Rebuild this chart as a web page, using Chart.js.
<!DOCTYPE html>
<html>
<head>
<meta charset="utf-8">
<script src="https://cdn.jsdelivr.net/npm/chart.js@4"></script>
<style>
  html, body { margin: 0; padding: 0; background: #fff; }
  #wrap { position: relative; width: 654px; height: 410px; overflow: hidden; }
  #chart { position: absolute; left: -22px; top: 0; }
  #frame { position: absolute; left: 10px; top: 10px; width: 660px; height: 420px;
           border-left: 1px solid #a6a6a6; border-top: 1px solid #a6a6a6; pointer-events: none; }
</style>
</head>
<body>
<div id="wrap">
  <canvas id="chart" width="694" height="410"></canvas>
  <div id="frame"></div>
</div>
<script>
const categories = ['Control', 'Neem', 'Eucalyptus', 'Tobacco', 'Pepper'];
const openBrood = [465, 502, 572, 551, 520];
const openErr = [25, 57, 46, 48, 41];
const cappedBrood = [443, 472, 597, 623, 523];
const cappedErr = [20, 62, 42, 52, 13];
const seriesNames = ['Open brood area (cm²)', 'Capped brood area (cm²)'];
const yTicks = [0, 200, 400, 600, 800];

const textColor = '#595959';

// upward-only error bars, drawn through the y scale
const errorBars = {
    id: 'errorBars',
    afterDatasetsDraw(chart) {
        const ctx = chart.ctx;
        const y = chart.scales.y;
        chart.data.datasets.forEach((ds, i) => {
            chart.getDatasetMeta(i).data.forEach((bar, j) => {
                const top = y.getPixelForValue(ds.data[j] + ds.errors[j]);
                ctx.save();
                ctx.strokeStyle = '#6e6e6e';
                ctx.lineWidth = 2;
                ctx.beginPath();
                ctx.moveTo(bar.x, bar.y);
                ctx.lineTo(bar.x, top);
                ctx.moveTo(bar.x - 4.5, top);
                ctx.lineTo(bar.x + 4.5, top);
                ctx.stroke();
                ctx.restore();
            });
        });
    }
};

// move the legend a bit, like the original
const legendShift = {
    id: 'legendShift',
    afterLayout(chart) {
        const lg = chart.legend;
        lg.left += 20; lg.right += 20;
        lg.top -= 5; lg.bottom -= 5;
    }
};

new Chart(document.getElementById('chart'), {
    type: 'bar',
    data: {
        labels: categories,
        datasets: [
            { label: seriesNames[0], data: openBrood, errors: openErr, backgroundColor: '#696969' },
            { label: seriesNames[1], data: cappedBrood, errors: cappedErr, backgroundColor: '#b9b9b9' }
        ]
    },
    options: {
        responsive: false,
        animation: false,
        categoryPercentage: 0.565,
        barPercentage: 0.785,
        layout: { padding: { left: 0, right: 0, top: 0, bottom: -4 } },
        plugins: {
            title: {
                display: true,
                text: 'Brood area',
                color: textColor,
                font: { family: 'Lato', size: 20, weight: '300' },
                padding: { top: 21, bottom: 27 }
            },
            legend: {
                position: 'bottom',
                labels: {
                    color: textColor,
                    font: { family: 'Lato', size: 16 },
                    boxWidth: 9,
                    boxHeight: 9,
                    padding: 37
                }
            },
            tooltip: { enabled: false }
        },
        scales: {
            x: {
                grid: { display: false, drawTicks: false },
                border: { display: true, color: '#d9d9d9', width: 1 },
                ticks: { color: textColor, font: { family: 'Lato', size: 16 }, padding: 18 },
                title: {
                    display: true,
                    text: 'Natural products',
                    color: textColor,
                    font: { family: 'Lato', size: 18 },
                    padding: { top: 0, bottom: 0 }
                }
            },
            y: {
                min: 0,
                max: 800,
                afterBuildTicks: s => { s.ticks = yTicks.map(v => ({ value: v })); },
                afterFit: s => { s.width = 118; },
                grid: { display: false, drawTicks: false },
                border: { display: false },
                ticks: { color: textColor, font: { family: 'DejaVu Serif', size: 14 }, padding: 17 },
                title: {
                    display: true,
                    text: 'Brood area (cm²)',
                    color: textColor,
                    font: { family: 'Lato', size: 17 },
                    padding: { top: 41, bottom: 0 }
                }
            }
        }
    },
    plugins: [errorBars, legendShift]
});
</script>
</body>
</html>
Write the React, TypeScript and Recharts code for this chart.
........
Task to carry out: Copy out each line exactly.

Exercise answer:
Rebuild this chart as a web page, using Chart.js.
<!DOCTYPE html>
<html>
<head>
<meta charset="utf-8">
<script src="https://cdn.jsdelivr.net/npm/chart.js@4"></script>
<style>
  html, body { margin: 0; padding: 0; background: #fff; }
  #wrap { position: relative; width: 654px; height: 410px; overflow: hidden; }
  #chart { position: absolute; left: -22px; top: 0; }
  #frame { position: absolute; left: 10px; top: 10px; width: 660px; height: 420px;
           border-left: 1px solid #a6a6a6; border-top: 1px solid #a6a6a6; pointer-events: none; }
</style>
</head>
<body>
<div id="wrap">
  <canvas id="chart" width="694" height="410"></canvas>
  <div id="frame"></div>
</div>
<script>
const categories = ['Control', 'Neem', 'Eucalyptus', 'Tobacco', 'Pepper'];
const openBrood = [465, 502, 572, 551, 520];
const openErr = [25, 57, 46, 48, 41];
const cappedBrood = [443, 472, 597, 623, 523];
const cappedErr = [20, 62, 42, 52, 13];
const seriesNames = ['Open brood area (cm²)', 'Capped brood area (cm²)'];
const yTicks = [0, 200, 400, 600, 800];

const textColor = '#595959';

// upward-only error bars, drawn through the y scale
const errorBars = {
    id: 'errorBars',
    afterDatasetsDraw(chart) {
        const ctx = chart.ctx;
        const y = chart.scales.y;
        chart.data.datasets.forEach((ds, i) => {
            chart.getDatasetMeta(i).data.forEach((bar, j) => {
                const top = y.getPixelForValue(ds.data[j] + ds.errors[j]);
                ctx.save();
                ctx.strokeStyle = '#6e6e6e';
                ctx.lineWidth = 2;
                ctx.beginPath();
                ctx.moveTo(bar.x, bar.y);
                ctx.lineTo(bar.x, top);
                ctx.moveTo(bar.x - 4.5, top);
                ctx.lineTo(bar.x + 4.5, top);
                ctx.stroke();
                ctx.restore();
            });
        });
    }
};

// move the legend a bit, like the original
const legendShift = {
    id: 'legendShift',
    afterLayout(chart) {
        const lg = chart.legend;
        lg.left += 20; lg.right += 20;
        lg.top -= 5; lg.bottom -= 5;
    }
};

new Chart(document.getElementById('chart'), {
    type: 'bar',
    data: {
        labels: categories,
        datasets: [
            { label: seriesNames[0], data: openBrood, errors: openErr, backgroundColor: '#696969' },
            { label: seriesNames[1], data: cappedBrood, errors: cappedErr, backgroundColor: '#b9b9b9' }
        ]
    },
    options: {
        responsive: false,
        animation: false,
        categoryPercentage: 0.565,
        barPercentage: 0.785,
        layout: { padding: { left: 0, right: 0, top: 0, bottom: -4 } },
        plugins: {
            title: {
                display: true,
                text: 'Brood area',
                color: textColor,
                font: { family: 'Lato', size: 20, weight: '300' },
                padding: { top: 21, bottom: 27 }
            },
            legend: {
                position: 'bottom',
                labels: {
                    color: textColor,
                    font: { family: 'Lato', size: 16 },
                    boxWidth: 9,
                    boxHeight: 9,
                    padding: 37
                }
            },
            tooltip: { enabled: false }
        },
        scales: {
            x: {
                grid: { display: false, drawTicks: false },
                border: { display: true, color: '#d9d9d9', width: 1 },
                ticks: { color: textColor, font: { family: 'Lato', size: 16 }, padding: 18 },
                title: {
                    display: true,
                    text: 'Natural products',
                    color: textColor,
                    font: { family: 'Lato', size: 18 },
                    padding: { top: 0, bottom: 0 }
                }
            },
            y: {
                min: 0,
                max: 800,
                afterBuildTicks: s => { s.ticks = yTicks.map(v => ({ value: v })); },
                afterFit: s => { s.width = 118; },
                grid: { display: false, drawTicks: false },
                border: { display: false },
                ticks: { color: textColor, font: { family: 'DejaVu Serif', size: 14 }, padding: 17 },
                title: {
                    display: true,
                    text: 'Brood area (cm²)',
                    color: textColor,
                    font: { family: 'Lato', size: 17 },
                    padding: { top: 41, bottom: 0 }
                }
            }
        }
    },
    plugins: [errorBars, legendShift]
});
</script>
</body>
</html>
Write the React, TypeScript and Recharts code for this chart.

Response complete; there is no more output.